Input »
------------------------------------------------

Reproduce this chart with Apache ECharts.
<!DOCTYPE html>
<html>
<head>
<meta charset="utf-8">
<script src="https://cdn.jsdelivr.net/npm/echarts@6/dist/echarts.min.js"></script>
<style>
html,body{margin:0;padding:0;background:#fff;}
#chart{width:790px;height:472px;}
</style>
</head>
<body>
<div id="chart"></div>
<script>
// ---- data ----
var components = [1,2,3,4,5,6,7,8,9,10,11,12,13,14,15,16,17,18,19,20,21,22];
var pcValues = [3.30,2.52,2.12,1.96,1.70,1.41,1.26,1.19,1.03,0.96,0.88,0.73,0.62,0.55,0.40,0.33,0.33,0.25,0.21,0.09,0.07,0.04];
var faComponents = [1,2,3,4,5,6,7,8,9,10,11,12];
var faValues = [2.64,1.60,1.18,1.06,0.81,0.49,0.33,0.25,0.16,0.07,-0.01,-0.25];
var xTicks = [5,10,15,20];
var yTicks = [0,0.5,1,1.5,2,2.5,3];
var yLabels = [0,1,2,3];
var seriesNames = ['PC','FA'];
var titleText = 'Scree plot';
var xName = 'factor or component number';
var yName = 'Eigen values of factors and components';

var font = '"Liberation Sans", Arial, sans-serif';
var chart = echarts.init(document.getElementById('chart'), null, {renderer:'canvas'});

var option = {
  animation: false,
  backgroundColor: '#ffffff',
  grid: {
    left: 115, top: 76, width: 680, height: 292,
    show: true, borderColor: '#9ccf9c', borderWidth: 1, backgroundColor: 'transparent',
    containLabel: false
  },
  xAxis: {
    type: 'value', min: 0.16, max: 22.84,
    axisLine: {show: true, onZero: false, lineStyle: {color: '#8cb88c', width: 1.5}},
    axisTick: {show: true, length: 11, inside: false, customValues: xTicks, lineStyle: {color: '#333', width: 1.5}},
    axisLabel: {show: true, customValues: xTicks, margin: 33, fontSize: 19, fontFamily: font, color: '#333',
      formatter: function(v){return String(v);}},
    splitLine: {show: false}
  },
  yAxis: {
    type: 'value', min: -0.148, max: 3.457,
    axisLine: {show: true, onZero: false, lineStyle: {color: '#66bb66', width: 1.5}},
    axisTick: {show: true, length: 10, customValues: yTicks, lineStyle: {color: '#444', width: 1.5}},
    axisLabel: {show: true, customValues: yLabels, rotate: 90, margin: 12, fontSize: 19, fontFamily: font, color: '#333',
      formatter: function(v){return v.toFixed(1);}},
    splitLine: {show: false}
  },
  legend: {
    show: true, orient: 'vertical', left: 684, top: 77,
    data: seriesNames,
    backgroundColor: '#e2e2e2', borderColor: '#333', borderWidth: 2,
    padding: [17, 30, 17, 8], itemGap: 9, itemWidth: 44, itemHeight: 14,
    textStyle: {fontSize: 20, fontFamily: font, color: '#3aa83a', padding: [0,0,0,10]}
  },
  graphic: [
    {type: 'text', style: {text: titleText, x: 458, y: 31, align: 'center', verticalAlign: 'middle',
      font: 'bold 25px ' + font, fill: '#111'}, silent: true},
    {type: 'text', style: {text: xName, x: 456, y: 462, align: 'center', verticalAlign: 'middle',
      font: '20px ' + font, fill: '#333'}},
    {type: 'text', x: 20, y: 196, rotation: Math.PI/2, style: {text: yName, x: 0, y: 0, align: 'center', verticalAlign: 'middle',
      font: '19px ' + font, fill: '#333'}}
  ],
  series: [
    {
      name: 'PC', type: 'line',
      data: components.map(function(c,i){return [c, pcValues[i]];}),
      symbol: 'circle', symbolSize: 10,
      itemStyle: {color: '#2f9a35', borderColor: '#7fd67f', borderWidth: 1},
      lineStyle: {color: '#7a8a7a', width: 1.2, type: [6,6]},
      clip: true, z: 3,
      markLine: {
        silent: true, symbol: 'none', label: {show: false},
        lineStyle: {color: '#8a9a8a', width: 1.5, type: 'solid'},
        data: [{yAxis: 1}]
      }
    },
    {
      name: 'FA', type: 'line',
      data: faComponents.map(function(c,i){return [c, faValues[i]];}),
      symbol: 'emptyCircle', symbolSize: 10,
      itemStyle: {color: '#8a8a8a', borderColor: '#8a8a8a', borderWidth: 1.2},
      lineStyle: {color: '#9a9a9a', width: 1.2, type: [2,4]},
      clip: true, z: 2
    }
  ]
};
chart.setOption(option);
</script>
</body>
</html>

------------------------------------------------

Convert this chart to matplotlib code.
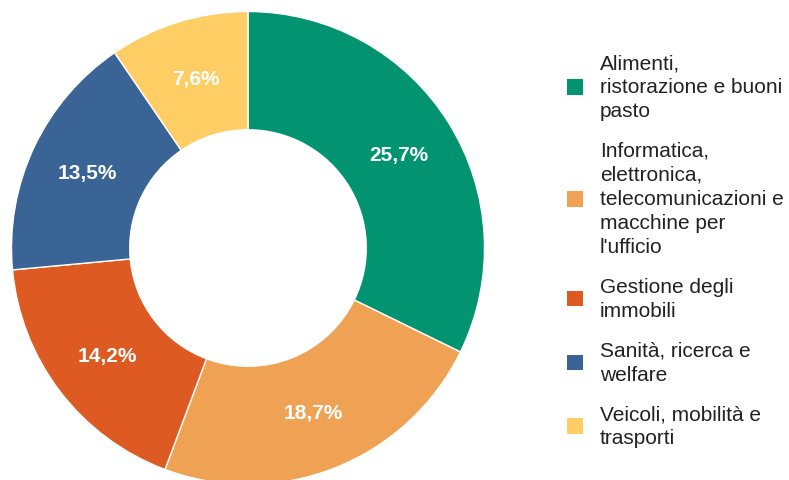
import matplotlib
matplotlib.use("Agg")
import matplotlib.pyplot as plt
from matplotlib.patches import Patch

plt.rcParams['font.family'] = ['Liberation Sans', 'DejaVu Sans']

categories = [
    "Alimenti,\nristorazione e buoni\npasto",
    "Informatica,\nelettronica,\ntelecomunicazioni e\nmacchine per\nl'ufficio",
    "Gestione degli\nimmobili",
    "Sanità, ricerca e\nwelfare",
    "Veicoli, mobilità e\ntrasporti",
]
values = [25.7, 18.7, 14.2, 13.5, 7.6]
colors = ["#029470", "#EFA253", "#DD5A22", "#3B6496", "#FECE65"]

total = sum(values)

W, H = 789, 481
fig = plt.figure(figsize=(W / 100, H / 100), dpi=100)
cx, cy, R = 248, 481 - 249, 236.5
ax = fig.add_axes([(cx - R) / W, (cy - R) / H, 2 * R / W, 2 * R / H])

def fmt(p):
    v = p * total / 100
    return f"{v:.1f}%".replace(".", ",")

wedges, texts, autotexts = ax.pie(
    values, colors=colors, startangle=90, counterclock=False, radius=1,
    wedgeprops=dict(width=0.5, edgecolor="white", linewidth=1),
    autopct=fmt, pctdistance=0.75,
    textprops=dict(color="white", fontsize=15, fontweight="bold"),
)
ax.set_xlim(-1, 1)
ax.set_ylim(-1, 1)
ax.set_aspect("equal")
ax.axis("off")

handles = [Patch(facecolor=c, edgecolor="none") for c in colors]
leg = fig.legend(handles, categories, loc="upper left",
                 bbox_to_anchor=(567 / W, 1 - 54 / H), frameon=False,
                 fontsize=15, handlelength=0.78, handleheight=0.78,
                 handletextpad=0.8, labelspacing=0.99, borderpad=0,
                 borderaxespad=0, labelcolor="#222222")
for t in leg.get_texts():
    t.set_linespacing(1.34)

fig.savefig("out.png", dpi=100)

------------------------------------------------

Using the listing, collect all lines in which the string "this" is found.

Task response »
Reproduce this chart with Apache ECharts.
Convert this chart to matplotlib code.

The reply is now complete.